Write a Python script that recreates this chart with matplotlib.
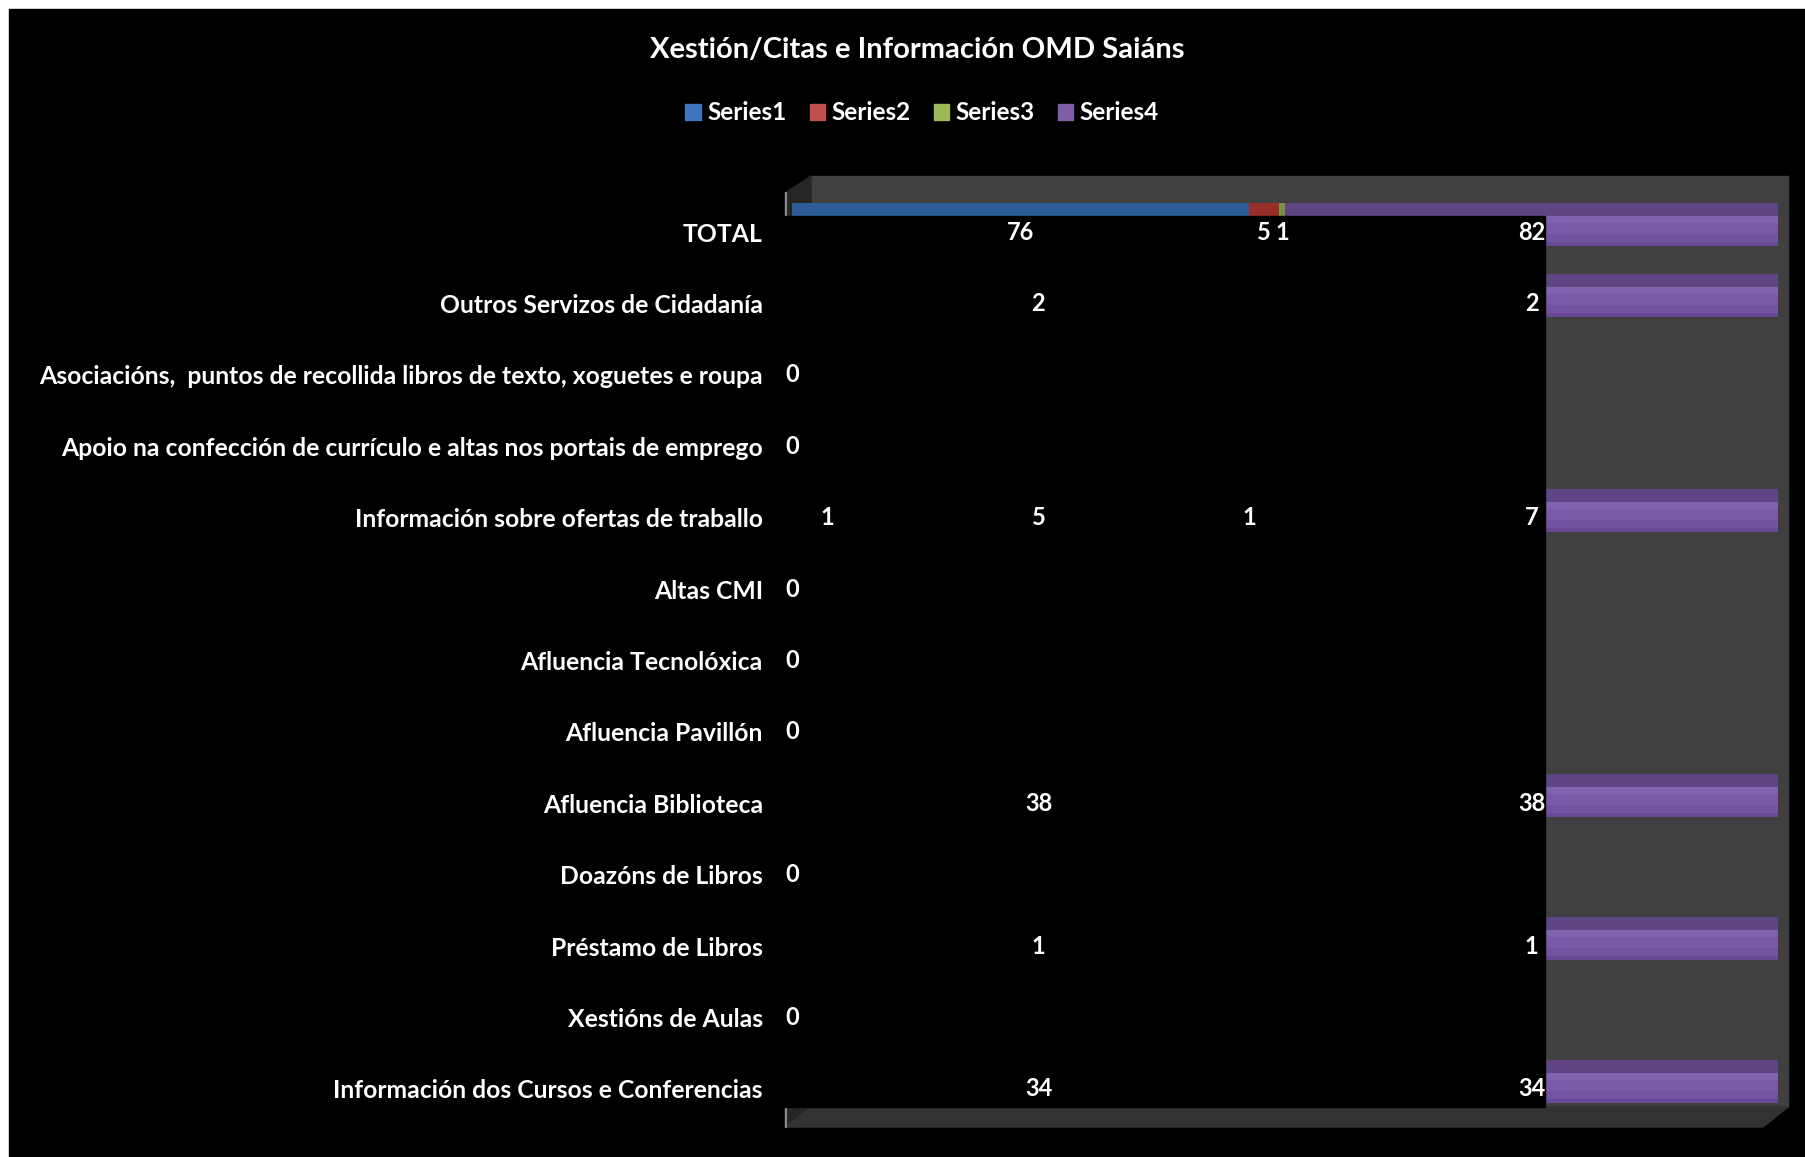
import matplotlib
matplotlib.use("Agg")
import matplotlib.pyplot as plt
from matplotlib.patches import Rectangle, Polygon
import numpy as np

# categories, top to bottom as they appear in the chart
CATEGORIES = [
    "TOTAL",
    "Outros Servizos de Cidadanía",
    "Asociacións,  puntos de recollida libros de texto, xoguetes e roupa",
    "Apoio na confección de currículo e altas nos portais de emprego",
    "Información sobre ofertas de traballo",
    "Altas CMI",
    "Afluencia Tecnolóxica",
    "Afluencia Pavillón",
    "Afluencia Biblioteca",
    "Doazóns de Libros",
    "Préstamo de Libros",
    "Xestións de Aulas",
    "Información dos Cursos e Conferencias",
]
nan = np.nan
SERIES1 = [76, 2, nan, nan, 1, nan, nan, nan, 38, nan, 1, nan, 34]
SERIES2 = [5, nan, nan, nan, 5, nan, nan, nan, nan, nan, nan, nan, nan]
SERIES3 = [1, nan, nan, nan, 1, nan, nan, nan, nan, nan, nan, nan, nan]
SERIES4 = [82, 2, 0, 0, 7, 0, 0, 0, 38, 0, 1, 0, 34]
SERIES_NAMES = ["Series1", "Series2", "Series3", "Series4"]

# shades per series: top face, then front face from top to bottom
SHADES = [
    ("#2d5d97", "#4789d8", "#3d83d4", "#397cca", "#3270b8"),
    ("#982e2b", "#d24c46", "#ca423d", "#bf3c37", "#ad3531"),
    ("#789343", "#a5c663", "#9bbb59", "#92b252", "#85a24a"),
    ("#5f4583", "#8062ae", "#7a5aa7", "#72539f", "#684993"),
]
LEGEND_COLORS = ["#3f75bd", "#c0504d", "#9bbb59", "#7d5fa5"]

W, H = 1805, 1157
FONT = "Lato"
ROW = 71.4  # pixels between rows

# vertical pieces of each bar, in pixels from the label line: (top, bottom)
PIECES = [(-29, -16), (-16, -9), (-9, 2), (2, 10), (10, 14)]


def px(v):
    return v / ROW


fig = plt.figure(figsize=(W / 100, H / 100), dpi=100, facecolor="white")

# background / 3D frame in pixel coordinates
bg = fig.add_axes([0, 0, 1, 1], zorder=0)
bg.set_xlim(0, W)
bg.set_ylim(H, 0)
bg.axis("off")
bg.add_patch(Rectangle((9, 9), W, H, color="black"))
bg.add_patch(Rectangle((811, 176), 1788 - 811, 1107 - 176, color="#404040"))
bg.add_patch(Polygon([(785, 193), (811, 176), (811, 1107), (785, 1127)],
                     closed=True, color="#262626"))
bg.add_patch(Polygon([(785, 1127), (811, 1107), (1788, 1107), (1763, 1127)],
                     closed=True, color="#333333"))
bg.plot([786, 786], [193, 1127], color="#8a8a8a", lw=1.5)

# bar axes: x is the 100 % scale, y is the category index
ax = fig.add_axes([792 / W, 1 - 1107 / H, (1778 - 792) / W, (1107 - 176) / H],
                  zorder=1)
ax.set_facecolor("none")
ax.set_xlim(0, 1)
ax.set_ylim((1107 - 232) / ROW, (176 - 232) / ROW)
for s in ax.spines.values():
    s.set_visible(False)
ax.set_xticks([])

data = np.array([SERIES1, SERIES2, SERIES3, SERIES4], dtype=float)
vals = np.nan_to_num(data)
totals = vals.sum(axis=0)
frac = np.divide(vals, totals, out=np.zeros_like(vals), where=totals > 0)
left = np.vstack([np.zeros(len(CATEGORIES)), np.cumsum(frac, axis=0)[:-1]])
y = np.arange(len(CATEGORIES))

for i, shades in enumerate(SHADES):
    for (t, b), c in zip(PIECES, shades):
        ax.barh(y + px((t + b) / 2), frac[i], left=left[i], height=px(b - t),
                color=c, linewidth=0, zorder=2)

# black box that covers the left part of the plot
ax.add_patch(Rectangle((770, 216), 1545 - 770, 1107 - 216, color="black",
                       transform=bg.transData, clip_on=False, zorder=3))

# data labels at segment centres
for i in range(4):
    for j in range(len(CATEGORIES)):
        if np.isnan(data[i, j]):
            continue
        ax.text(left[i, j] + frac[i, j] / 2, j, f"{data[i, j]:.0f}",
                color="white", fontsize=17, fontweight="bold", family=FONT,
                ha="center", va="center", zorder=4, clip_on=False)

ax.set_yticks(y)
ax.set_yticklabels(CATEGORIES, color="white", fontsize=17.8,
                   fontweight="bold", family=FONT)
ax.tick_params(axis="y", length=0, pad=21)

fig.text(917 / W, 1 - 50 / H, "Xestión/Citas e Información OMD Saiáns",
         color="white", fontsize=21, fontweight="bold", family=FONT,
         ha="center", va="center")

handles = [Rectangle((0, 0), 1, 1, color=c) for c in LEGEND_COLORS]
leg = fig.legend(handles, SERIES_NAMES, loc="center",
                 bbox_to_anchor=(922 / W, 1 - 113 / H), ncol=4, frameon=False,
                 handlelength=0.65, handleheight=0.65, handletextpad=0.25,
                 columnspacing=0.95,
                 prop={"family": FONT, "weight": "bold", "size": 17.5})
for t in leg.get_texts():
    t.set_color("white")

fig.savefig("out.png", dpi=100, facecolor=fig.get_facecolor())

-------------------------

§ Stated exercise:
Retype the whole listing exactly and leave the pictures out.

§ Exercise answer:
Write a Python script that recreates this chart with matplotlib.
import matplotlib
matplotlib.use("Agg")
import matplotlib.pyplot as plt
from matplotlib.patches import Rectangle, Polygon
import numpy as np

# categories, top to bottom as they appear in the chart
CATEGORIES = [
    "TOTAL",
    "Outros Servizos de Cidadanía",
    "Asociacións,  puntos de recollida libros de texto, xoguetes e roupa",
    "Apoio na confección de currículo e altas nos portais de emprego",
    "Información sobre ofertas de traballo",
    "Altas CMI",
    "Afluencia Tecnolóxica",
    "Afluencia Pavillón",
    "Afluencia Biblioteca",
    "Doazóns de Libros",
    "Préstamo de Libros",
    "Xestións de Aulas",
    "Información dos Cursos e Conferencias",
]
nan = np.nan
SERIES1 = [76, 2, nan, nan, 1, nan, nan, nan, 38, nan, 1, nan, 34]
SERIES2 = [5, nan, nan, nan, 5, nan, nan, nan, nan, nan, nan, nan, nan]
SERIES3 = [1, nan, nan, nan, 1, nan, nan, nan, nan, nan, nan, nan, nan]
SERIES4 = [82, 2, 0, 0, 7, 0, 0, 0, 38, 0, 1, 0, 34]
SERIES_NAMES = ["Series1", "Series2", "Series3", "Series4"]

# shades per series: top face, then front face from top to bottom
SHADES = [
    ("#2d5d97", "#4789d8", "#3d83d4", "#397cca", "#3270b8"),
    ("#982e2b", "#d24c46", "#ca423d", "#bf3c37", "#ad3531"),
    ("#789343", "#a5c663", "#9bbb59", "#92b252", "#85a24a"),
    ("#5f4583", "#8062ae", "#7a5aa7", "#72539f", "#684993"),
]
LEGEND_COLORS = ["#3f75bd", "#c0504d", "#9bbb59", "#7d5fa5"]

W, H = 1805, 1157
FONT = "Lato"
ROW = 71.4  # pixels between rows

# vertical pieces of each bar, in pixels from the label line: (top, bottom)
PIECES = [(-29, -16), (-16, -9), (-9, 2), (2, 10), (10, 14)]


def px(v):
    return v / ROW


fig = plt.figure(figsize=(W / 100, H / 100), dpi=100, facecolor="white")

# background / 3D frame in pixel coordinates
bg = fig.add_axes([0, 0, 1, 1], zorder=0)
bg.set_xlim(0, W)
bg.set_ylim(H, 0)
bg.axis("off")
bg.add_patch(Rectangle((9, 9), W, H, color="black"))
bg.add_patch(Rectangle((811, 176), 1788 - 811, 1107 - 176, color="#404040"))
bg.add_patch(Polygon([(785, 193), (811, 176), (811, 1107), (785, 1127)],
                     closed=True, color="#262626"))
bg.add_patch(Polygon([(785, 1127), (811, 1107), (1788, 1107), (1763, 1127)],
                     closed=True, color="#333333"))
bg.plot([786, 786], [193, 1127], color="#8a8a8a", lw=1.5)

# bar axes: x is the 100 % scale, y is the category index
ax = fig.add_axes([792 / W, 1 - 1107 / H, (1778 - 792) / W, (1107 - 176) / H],
                  zorder=1)
ax.set_facecolor("none")
ax.set_xlim(0, 1)
ax.set_ylim((1107 - 232) / ROW, (176 - 232) / ROW)
for s in ax.spines.values():
    s.set_visible(False)
ax.set_xticks([])

data = np.array([SERIES1, SERIES2, SERIES3, SERIES4], dtype=float)
vals = np.nan_to_num(data)
totals = vals.sum(axis=0)
frac = np.divide(vals, totals, out=np.zeros_like(vals), where=totals > 0)
left = np.vstack([np.zeros(len(CATEGORIES)), np.cumsum(frac, axis=0)[:-1]])
y = np.arange(len(CATEGORIES))

for i, shades in enumerate(SHADES):
    for (t, b), c in zip(PIECES, shades):
        ax.barh(y + px((t + b) / 2), frac[i], left=left[i], height=px(b - t),
                color=c, linewidth=0, zorder=2)

# black box that covers the left part of the plot
ax.add_patch(Rectangle((770, 216), 1545 - 770, 1107 - 216, color="black",
                       transform=bg.transData, clip_on=False, zorder=3))

# data labels at segment centres
for i in range(4):
    for j in range(len(CATEGORIES)):
        if np.isnan(data[i, j]):
            continue
        ax.text(left[i, j] + frac[i, j] / 2, j, f"{data[i, j]:.0f}",
                color="white", fontsize=17, fontweight="bold", family=FONT,
                ha="center", va="center", zorder=4, clip_on=False)

ax.set_yticks(y)
ax.set_yticklabels(CATEGORIES, color="white", fontsize=17.8,
                   fontweight="bold", family=FONT)
ax.tick_params(axis="y", length=0, pad=21)

fig.text(917 / W, 1 - 50 / H, "Xestión/Citas e Información OMD Saiáns",
         color="white", fontsize=21, fontweight="bold", family=FONT,
         ha="center", va="center")

handles = [Rectangle((0, 0), 1, 1, color=c) for c in LEGEND_COLORS]
leg = fig.legend(handles, SERIES_NAMES, loc="center",
                 bbox_to_anchor=(922 / W, 1 - 113 / H), ncol=4, frameon=False,
                 handlelength=0.65, handleheight=0.65, handletextpad=0.25,
                 columnspacing=0.95,
                 prop={"family": FONT, "weight": "bold", "size": 17.5})
for t in leg.get_texts():
    t.set_color("white")

fig.savefig("out.png", dpi=100, facecolor=fig.get_facecolor())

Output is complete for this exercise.